During this period, Connors released several albums, including Believe in Your Country (1992), Dr. Stompin’ Tom…Eh? (1993), Long Gone to the Yukon (1995), Move Along with Stompin’ Tom (1999), and An Ode for the Road (2002). Many of his new songs commemorated significant Canadian events, such as “Confederation Bridge” (the construction of the PEI-mainland link), “The Blue Berets” (UN peacekeeper missions), and “Believe in Your Country” (Canada’s 125th anniversary).

In 1998, another greatest hits compilation, 25 of the Best Stompin’ Tom Souvenirs, was released and went platinum in Canada. Connors also published two best-selling autobiographies: Stompin’ Tom: Before the Fame (1995) and The Legend Continues: Stompin’ Tom and the Connors Tone (2000).

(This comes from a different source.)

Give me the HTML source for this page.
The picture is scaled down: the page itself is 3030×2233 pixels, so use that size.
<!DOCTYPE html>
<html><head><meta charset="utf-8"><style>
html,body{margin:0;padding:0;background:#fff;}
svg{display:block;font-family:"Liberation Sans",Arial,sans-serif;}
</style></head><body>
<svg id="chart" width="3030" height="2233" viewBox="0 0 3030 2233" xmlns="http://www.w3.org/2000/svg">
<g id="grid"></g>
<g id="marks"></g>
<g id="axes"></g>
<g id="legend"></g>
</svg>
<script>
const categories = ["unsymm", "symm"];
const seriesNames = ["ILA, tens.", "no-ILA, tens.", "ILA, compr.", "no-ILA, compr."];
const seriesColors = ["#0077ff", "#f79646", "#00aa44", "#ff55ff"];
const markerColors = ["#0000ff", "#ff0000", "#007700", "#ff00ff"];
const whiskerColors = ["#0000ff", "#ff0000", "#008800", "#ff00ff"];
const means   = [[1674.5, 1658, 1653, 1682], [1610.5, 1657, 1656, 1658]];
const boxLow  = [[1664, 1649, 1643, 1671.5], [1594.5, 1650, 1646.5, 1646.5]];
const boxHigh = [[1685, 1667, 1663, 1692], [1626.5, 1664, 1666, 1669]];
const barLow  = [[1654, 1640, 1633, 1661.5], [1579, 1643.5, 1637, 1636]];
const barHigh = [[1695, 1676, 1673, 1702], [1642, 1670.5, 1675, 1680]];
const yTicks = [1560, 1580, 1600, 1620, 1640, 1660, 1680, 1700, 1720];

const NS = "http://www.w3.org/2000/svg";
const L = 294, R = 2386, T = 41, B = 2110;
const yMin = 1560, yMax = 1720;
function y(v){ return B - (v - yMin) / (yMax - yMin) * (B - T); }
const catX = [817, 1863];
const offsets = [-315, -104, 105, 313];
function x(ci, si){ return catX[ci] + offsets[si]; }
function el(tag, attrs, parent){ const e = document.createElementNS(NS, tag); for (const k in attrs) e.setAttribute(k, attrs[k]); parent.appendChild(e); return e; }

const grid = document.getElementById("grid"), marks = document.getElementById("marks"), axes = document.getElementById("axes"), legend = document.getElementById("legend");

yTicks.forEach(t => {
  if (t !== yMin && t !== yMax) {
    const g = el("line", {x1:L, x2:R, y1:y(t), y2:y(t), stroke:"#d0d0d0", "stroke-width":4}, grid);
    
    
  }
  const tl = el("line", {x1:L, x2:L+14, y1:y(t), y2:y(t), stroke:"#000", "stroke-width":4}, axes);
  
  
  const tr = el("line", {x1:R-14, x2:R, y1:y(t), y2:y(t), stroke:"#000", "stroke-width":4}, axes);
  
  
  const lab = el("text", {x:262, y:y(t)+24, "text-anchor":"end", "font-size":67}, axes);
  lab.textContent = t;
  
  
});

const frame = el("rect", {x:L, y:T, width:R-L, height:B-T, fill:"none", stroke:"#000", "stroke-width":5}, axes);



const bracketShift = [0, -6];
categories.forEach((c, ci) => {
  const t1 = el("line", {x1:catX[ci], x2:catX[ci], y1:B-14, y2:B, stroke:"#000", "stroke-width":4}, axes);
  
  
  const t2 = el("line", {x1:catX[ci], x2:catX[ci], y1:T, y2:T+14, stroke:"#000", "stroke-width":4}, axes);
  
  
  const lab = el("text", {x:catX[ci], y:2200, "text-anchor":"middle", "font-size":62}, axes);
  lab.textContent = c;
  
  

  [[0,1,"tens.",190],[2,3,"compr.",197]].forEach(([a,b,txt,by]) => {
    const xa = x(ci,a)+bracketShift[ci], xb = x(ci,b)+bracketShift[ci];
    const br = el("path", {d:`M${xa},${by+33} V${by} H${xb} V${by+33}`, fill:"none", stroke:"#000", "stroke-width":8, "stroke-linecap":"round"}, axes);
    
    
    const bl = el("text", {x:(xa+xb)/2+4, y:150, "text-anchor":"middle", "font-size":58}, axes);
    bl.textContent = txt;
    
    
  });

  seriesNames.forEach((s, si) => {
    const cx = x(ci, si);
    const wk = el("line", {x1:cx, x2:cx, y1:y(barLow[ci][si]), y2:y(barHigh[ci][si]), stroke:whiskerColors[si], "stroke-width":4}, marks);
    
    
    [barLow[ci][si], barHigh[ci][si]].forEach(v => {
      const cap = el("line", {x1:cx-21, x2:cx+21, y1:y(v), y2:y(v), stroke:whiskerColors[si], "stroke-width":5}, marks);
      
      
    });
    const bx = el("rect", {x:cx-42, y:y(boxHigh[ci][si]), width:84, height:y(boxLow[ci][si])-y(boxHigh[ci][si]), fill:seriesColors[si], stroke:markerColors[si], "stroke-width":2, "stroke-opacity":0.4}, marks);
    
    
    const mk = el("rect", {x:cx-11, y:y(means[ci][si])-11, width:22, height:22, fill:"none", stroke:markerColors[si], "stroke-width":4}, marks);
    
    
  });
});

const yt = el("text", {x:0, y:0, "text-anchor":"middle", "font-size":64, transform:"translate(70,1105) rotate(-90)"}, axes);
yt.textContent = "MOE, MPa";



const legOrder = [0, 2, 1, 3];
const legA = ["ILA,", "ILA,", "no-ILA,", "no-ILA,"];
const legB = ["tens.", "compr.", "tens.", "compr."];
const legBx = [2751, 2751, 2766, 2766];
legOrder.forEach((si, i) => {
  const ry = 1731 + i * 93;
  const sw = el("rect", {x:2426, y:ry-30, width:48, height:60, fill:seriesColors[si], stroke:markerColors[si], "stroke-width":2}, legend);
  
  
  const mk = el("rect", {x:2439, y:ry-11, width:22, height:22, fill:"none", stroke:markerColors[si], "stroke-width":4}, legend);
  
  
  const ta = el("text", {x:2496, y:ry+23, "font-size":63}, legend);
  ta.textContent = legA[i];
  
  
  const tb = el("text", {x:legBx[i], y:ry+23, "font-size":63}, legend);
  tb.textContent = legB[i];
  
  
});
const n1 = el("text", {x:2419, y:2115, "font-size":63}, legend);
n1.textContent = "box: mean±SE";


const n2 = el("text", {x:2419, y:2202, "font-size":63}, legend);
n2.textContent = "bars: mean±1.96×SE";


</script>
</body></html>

In 2005, the relationship between Connors and the CBC was strained when the broadcaster declined to air a live concert film that Connors had produced at his own expense, citing a shift away from music and variety programming. CTV stepped in and broadcast “Stompin’ Tom in Live Concert.” The DVD went on to sell over 20,000 copies.

A stage show, The Ballad of Stompin’ Tom, written by David Scott and starring Randy Hughson as Connors, premiered in 2006 at Ontario’s Blyth Festival. It was later revived in Charlottetown and Gananoque, ON. In his later years, Connors continued to record and perform in Canada, including appearances at Edmonton’s Klondike Days in 2004, Ottawa’s Scotiabank Place in 2009, and throughout Western Canada in 2010. He auctioned off many of his “stompin’ boards” over the years, donating the proceeds to charity. One board brought in $15,000 for a program that aided the homeless and mentally ill in Orillia, Ontario in 2011. His final album, Stompin’ Tom and The Roads of Life, was released in 2012.

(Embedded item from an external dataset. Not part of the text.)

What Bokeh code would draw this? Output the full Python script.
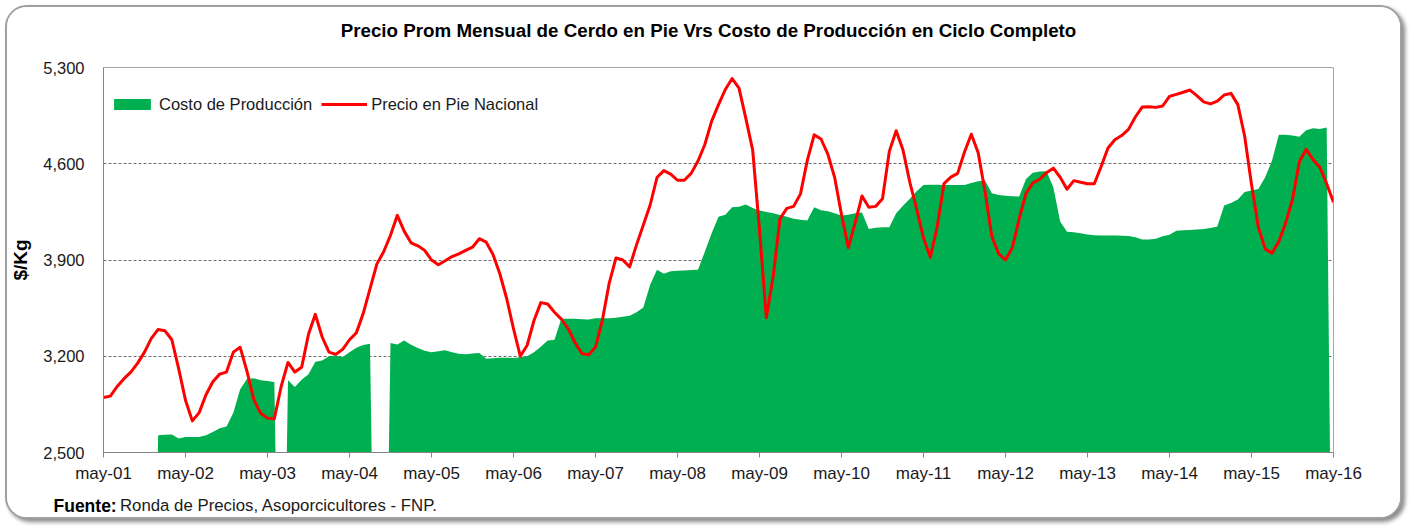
from bokeh.plotting import figure
from bokeh.layouts import column
from bokeh.models import (FixedTicker, NumeralTickFormatter, Legend, LegendItem, Label, Range1d)
from bokeh.embed import file_html
from bokeh.resources import INLINE

title_text = "Precio Prom Mensual de Cerdo en Pie Vrs Costo de Producción en Ciclo Completo"
source_bold = "Fuente:"
source_text = "Ronda de Precios, Asoporcicultores  - FNP."
y_label = "$/Kg"
series_names = ["Costo de Producción", "Precio en Pie Nacional"]

# months since may-01 (0 = may-01 ... 180 = may-16)
tick_years = ["01", "02", "03", "04", "05", "06", "07", "08", "09", "10", "11", "12", "13", "14", "15", "16"]
tick_labels = ["may-" + y for y in tick_years]
y_ticks = [2500, 3200, 3900, 4600, 5300]

precio = [
    2900, 2910, 2980, 3037, 3085, 3150, 3230, 3330, 3395, 3385, 3320, 3110,   # may-01
    2880, 2730, 2790, 2920, 3015, 3070, 3085, 3230, 3265, 3090, 2885, 2785,   # may-02
    2750, 2745, 2980, 3155, 3085, 3120, 3360, 3505, 3340, 3230, 3214, 3250,   # may-03
    3320, 3370, 3510, 3690, 3870, 3960, 4080, 4225, 4110, 4025, 4003, 3970,   # may-04
    3900, 3866, 3895, 3925, 3945, 3970, 3993, 4055, 4030, 3940, 3800, 3620,   # may-05
    3400, 3200, 3280, 3460, 3590, 3580, 3520, 3470, 3400, 3300, 3220, 3210,   # may-06
    3267, 3461, 3730, 3915, 3900, 3850, 4010, 4155, 4300, 4500, 4550, 4525,   # may-07
    4480, 4480, 4530, 4620, 4740, 4910, 5030, 5140, 5220, 5150, 4930, 4700,   # may-08
    4120, 3480, 3780, 4200, 4275, 4290, 4381, 4625, 4810, 4780, 4670, 4500,   # may-09
    4230, 3990, 4170, 4365, 4283, 4290, 4345, 4690, 4840, 4700, 4465, 4270,   # may-10
    4060, 3920, 4140, 4455, 4503, 4530, 4685, 4815, 4680, 4400, 4070, 3945,   # may-11
    3900, 3990, 4200, 4385, 4460, 4487, 4535, 4568, 4502, 4415, 4477, 4465,   # may-12
    4455, 4455, 4580, 4715, 4775, 4805, 4850, 4940, 5012, 5014, 5010, 5020,   # may-13
    5090, 5105, 5120, 5136, 5095, 5050, 5035, 5055, 5100, 5112, 5030, 4800,   # may-14
    4450, 4140, 3981, 3950, 4035, 4170, 4340, 4615, 4705, 4630, 4575, 4455,   # may-15
    4320,                                                                     # may-16
]

costo = [
    0, 0, 0, 0, 0, 0, 0, 0, 2626, 2630, 2631, 2602,                           # may-01
    2613, 2613, 2613, 2625, 2650, 2676, 2690, 2790, 2960, 3035, 3040, 3025,   # may-02
    3020, 3013, 0, 3025, 2976, 3030, 3070, 3160, 3170, 3200, 3205, 3194,      # may-03
    3230, 3262, 3282, 3291, 0, 0, 3296, 3286, 3315, 3283, 3260, 3240,         # may-04
    3230, 3236, 3243, 3230, 3218, 3214, 3220, 3223, 3182, 3186, 3190, 3190,   # may-05
    3188, 3192, 3200, 3230, 3270, 3315, 3320, 3473, 3473, 3473, 3470, 3468,   # may-06
    3476, 3477, 3477, 3480, 3488, 3495, 3520, 3555, 3720, 3830, 3800, 3819,   # may-07
    3822, 3824, 3827, 3829, 3960, 4095, 4215, 4230, 4283, 4288, 4303, 4279,   # may-08
    4260, 4250, 4240, 4228, 4215, 4200, 4192, 4187, 4283, 4262, 4255, 4240,   # may-09
    4223, 4230, 4240, 4245, 4125, 4135, 4138, 4138, 4240, 4295, 4345, 4400,   # may-10
    4445, 4448, 4448, 4446, 4446, 4446, 4446, 4460, 4472, 4478, 4385, 4372,   # may-11
    4368, 4364, 4361, 4490, 4535, 4543, 4545, 4430, 4180, 4105, 4102, 4095,   # may-12
    4085, 4080, 4078, 4078, 4078, 4076, 4074, 4065, 4050, 4050, 4054, 4073,   # may-13
    4084, 4112, 4116, 4119, 4122, 4125, 4132, 4143, 4296, 4315, 4340, 4395,   # may-14
    4405, 4417, 4501, 4622, 4811, 4811, 4805, 4797, 4843, 4858, 4853, 4864,   # may-15
    0,                                                                        # may-16
]

months = list(range(len(precio)))
tick_pos = [12 * i for i in range(len(tick_labels))]

FONT = "Liberation Sans"


def text_strip(height):
    s = figure(width=1393, height=height, output_backend="svg", toolbar_location=None,
               x_axis_location=None, y_axis_location=None, min_border=0,
               x_range=Range1d(0, 1), y_range=Range1d(0, 1),
               background_fill_color="white", border_fill_color="white")
    s.frame_align = False
    s.outline_line_color = None
    s.grid.grid_line_color = None
    return s


# header strip with the title
h = text_strip(44)
h.add_layout(Label(x=701, y=21, x_units="screen", y_units="screen", text=title_text,
                   text_align="center", text_baseline="middle", text_font=FONT,
                   text_font_size="18.75px", text_font_style="bold", text_color="#000000"))

# main chart
p = figure(width=1393, height=434, output_backend="svg", toolbar_location=None,
           x_range=Range1d(0, 180), y_range=Range1d(2500, 5300),
           min_border_left=96, min_border_right=67, min_border_top=16, min_border_bottom=33,
           background_fill_color="white", border_fill_color="white")
p.frame_align = False
p.outline_line_color = "#a6a6a6"
p.outline_line_width = 1

area = p.varea(x=months, y1=0, y2=costo, fill_color="#00B050")
line = p.line(x=months, y=precio, line_color="#FF0000", line_width=3, line_join="round")

p.xaxis.ticker = FixedTicker(ticks=tick_pos)
p.xaxis.major_label_overrides = {t: l for t, l in zip(tick_pos, tick_labels)}
p.xaxis.minor_tick_line_color = None
p.xaxis.major_tick_in = 0
p.xaxis.major_tick_out = 5
p.xaxis.major_tick_line_color = "#868686"
p.xaxis.axis_line_color = "#868686"
p.xaxis.major_label_text_font = FONT
p.xaxis.major_label_text_font_size = "17px"
p.xaxis.major_label_text_color = "#1a1a1a"
p.xaxis.major_label_standoff = 6

p.yaxis.ticker = FixedTicker(ticks=y_ticks)
p.yaxis.formatter = NumeralTickFormatter(format="0,0")
p.yaxis.minor_tick_line_color = None
p.yaxis.major_tick_in = 0
p.yaxis.major_tick_out = 0
p.yaxis.axis_line_color = "#868686"
p.yaxis.major_label_text_font = FONT
p.yaxis.major_label_text_font_size = "16.5px"
p.yaxis.major_label_text_color = "#1a1a1a"
p.yaxis.major_label_standoff = 19
p.yaxis.axis_label = y_label
p.yaxis.axis_label_text_font = FONT
p.yaxis.axis_label_text_font_size = "19px"
p.yaxis.axis_label_text_font_style = "bold"
p.yaxis.axis_label_text_color = "#000000"
p.yaxis.axis_label_standoff = 9

p.xgrid.grid_line_color = None
p.ygrid.ticker = FixedTicker(ticks=y_ticks[1:-1])
p.ygrid.grid_line_color = "#707070"
p.ygrid.grid_line_dash = "3 2"
p.ygrid.grid_line_width = 1

legend = Legend(items=[LegendItem(label=series_names[0], renderers=[area]),
                       LegendItem(label=series_names[1], renderers=[line])],
                location="top_left", orientation="horizontal",
                glyph_width=46, glyph_height=14, label_standoff=4, spacing=9,
                label_text_font=FONT, label_text_font_size="16.5px", label_text_color="#1a1a1a",
                border_line_color=None, background_fill_alpha=0, margin=6, padding=12,
                label_height=62)
p.add_layout(legend)

# footer strip with the source note
f = text_strip(32)
f.add_layout(Label(x=46, y=12, x_units="screen", y_units="screen", text=source_bold,
                   text_align="left", text_baseline="middle", text_font=FONT,
                   text_font_size="17.5px", text_font_style="bold", text_color="#000000"))
f.add_layout(Label(x=112.5, y=12, x_units="screen", y_units="screen", text=source_text,
                   text_align="left", text_baseline="middle", text_font=FONT,
                   text_font_size="16.8px", text_color="#1a1a1a"))

layout = column(h, p, f, spacing=0)
layout.styles = {"margin": "5px", "border": "2px solid #a0a0a0", "border-radius": "22px",
                 "overflow": "hidden", "box-shadow": "3px 3px 4px #888888",
                 "background-color": "white"}

open("out.html", "w").write(file_html(layout, INLINE))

Connors, a prolific and intensely patriotic writer, composed over 500 songs, many based on actual events and people (e.g., “Big Joe Mufferaw” refers to legendary lumberjack Jos Montferrand), and others that honored the locales where he had performed (e.g., “Tillsonburg”). In this, he continued a long folk tradition. He demonstrated a fondness for topical and novelty songs, as well as for country elements. In 2011, he told the Winnipeg Free Press that he wrote “traditional country music.”

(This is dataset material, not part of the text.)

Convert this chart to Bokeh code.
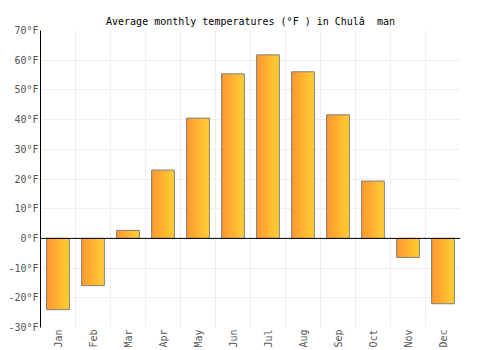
import math
from bokeh.plotting import figure
from bokeh.models import FixedTicker, Range1d, Span, PrintfTickFormatter, ColumnDataSource
from bokeh.embed import file_html
from bokeh.resources import INLINE

months = ["Jan", "Feb", "Mar", "Apr", "May", "Jun", "Jul", "Aug", "Sep", "Oct", "Nov", "Dec"]
temps_f = [-24.0, -15.9, 2.7, 23.0, 40.5, 55.4, 61.8, 56.1, 41.6, 19.3, -6.4, -22.0]
y_ticks = [-30, -20, -10, 0, 10, 20, 30, 40, 50, 60, 70]
title_text = "Average monthly temperatures (°F ) in Chulâ\u00a0\u00a0man"

FONT = "DejaVu Sans Mono"
idx = list(range(len(months)))

p = figure(width=500, height=350, output_backend="svg", toolbar_location=None,
           x_range=Range1d(-0.5, len(months) - 0.5), y_range=Range1d(y_ticks[0], y_ticks[-1]),
           min_border_left=40, min_border_right=40, min_border_top=30, min_border_bottom=20)
p.outline_line_color = None
p.background_fill_color = "white"
p.border_fill_color = "white"

p.title.text = title_text
p.title.text_font = FONT
p.title.text_font_size = "10px"
p.title.text_font_style = "normal"
p.title.align = "center"
p.title.text_color = "#000000"
p.title.offset = 0
p.title.standoff = 8

# gradient bars via narrow strips
bar_w = 0.65
n_strips = 14
c0 = (255, 152, 48)
c1 = (255, 204, 51)
sw = bar_w / n_strips
for s in range(n_strips):
    t = s / (n_strips - 1)
    col = "#%02x%02x%02x" % tuple(int(round(a + (b - a) * t)) for a, b in zip(c0, c1))
    off = -bar_w / 2 + sw * (s + 0.5)
    w = sw * 1.6 if s < n_strips - 1 else sw
    src = ColumnDataSource(dict(x=[i + off for i in idx], top=temps_f))
    p.vbar(x="x", top="top", bottom=0, width=w, source=src,
           fill_color=col, line_color=None)

src_o = ColumnDataSource(dict(x=idx, top=temps_f))
p.vbar(x="x", top="top", bottom=0, width=bar_w, source=src_o,
       fill_color=None, line_color="#808080", line_width=1)

p.add_layout(Span(location=0, dimension="width", line_color="black", line_width=1))

# axes
p.xaxis.ticker = FixedTicker(ticks=idx)
p.xaxis.major_label_overrides = {i: m for i, m in zip(idx, months)}
p.xaxis.major_label_orientation = math.pi / 2
p.xaxis.axis_line_color = None
p.xaxis.major_tick_line_color = None
p.xaxis.minor_tick_line_color = None
p.xaxis.major_tick_out = 0
p.xaxis.major_tick_in = 0
p.xaxis.major_label_text_font = FONT
p.xaxis.major_label_text_font_size = "10px"
p.xaxis.major_label_text_color = "#555555"
p.xaxis.major_label_standoff = 2

p.yaxis.ticker = FixedTicker(ticks=y_ticks)
p.yaxis.formatter = PrintfTickFormatter(format="%d°F")
p.yaxis.axis_line_color = "black"
p.yaxis.major_tick_line_color = None
p.yaxis.minor_tick_line_color = None
p.yaxis.major_tick_out = 0
p.yaxis.major_tick_in = 0
p.yaxis.major_label_text_font = FONT
p.yaxis.major_label_text_font_size = "10px"
p.yaxis.major_label_text_color = "#555555"
p.yaxis.major_label_standoff = 2

p.xgrid.ticker = FixedTicker(ticks=[i - 0.5 for i in idx] + [len(months) - 0.5])
p.xgrid.grid_line_color = "#eeeeee"
p.ygrid.grid_line_color = "#eeeeee"

open("out.html", "w").write(file_html(p, INLINE))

Many of his best-known songs have been covered by notable artists, such as Corb Lund (“The Hockey Song”) and Kim Mitchell (“Sudbury Saturday Night”). SOCAN dubbed Connors the “unofficial Canadian poet laureate” and described his songs as “virtual national anthems.” The words and music for 125 of Connors’ songs were published in Stompin’ Tom: Story & Song in 1975, and in 2005, Crown-Vetch Music published a second songbook, 250 Songs by Stompin’ Tom Connors.

In 1993, Connors was slated for induction into the Canadian Country Music Hall of Fame, but he turned down the honor. Instead, he agreed to accept the Lifetime Achievement Award from the East Coast Music Awards, provided that a new award was created to recognize individuals who had made lasting contributions to the East Coast music industry and opened doors for other East Coast artists. Consequently, the Stompin’ Tom Award was established in 1996, and in that same year, Connors was appointed an Officer of the Order of Canada.

Stompin' Tom Connors
Stompin’ Tom Connors received the Order of Canada from Governor General Adrian Clarkson.

Stompin’ Tom Connors was the recipient of numerous awards and honors, including a SOCAN National Achievement Award in 1999 and the Governor General’s Performing Arts Award in 2000. In 2009, he received a SOCAN Lifetime Achievement Award and was featured on a postage stamp in Canada Post’s Canadian Recording Artist series. The East Coast Music Awards recognized him multiple times, and Stompin’ Tom Road in Skinners Pond, PEI was named in his honor. In 2011, the Toronto Musicians’ Union presented him with a Lifetime Achievement Award, and he also received honorary degrees from St. Thomas University, the University of Toronto, and the University of Prince Edward Island.

Known for his hard-drinking and heavy smoking habits, Connors passed away from kidney failure at 77 on March 6, 2013. The National Arts Centre (NAC) in Ottawa lowered its flag to half-mast in tribute to his contributions to Canada’s artistic life. On March 7, New Democrat MPs honored Connors by performing “Bud the Spud” in the foyer of the House of Commons. A memorial service was held at the Peterborough Memorial Centre, where his nickname originated, on March 13, 2013.

Connors’ unwavering patriotism earned him respect from people across all walks of life. Following his death, many paid tribute to his legacy. Peter Herrndorf of the NAC stated, “Stompin’ Tom Connors loved Canada and wrote about the beauty he saw in the Canadian people and the landscape. When he composed ‘The Hockey Song,’ it became known as Canada’s second national anthem.” Bob Rae commented, “Tom was a wonderful voice for Canada, and his music brought cheer to the lives of so many. He was a true patriot and embodied the very best of what it means to be a Canadian.”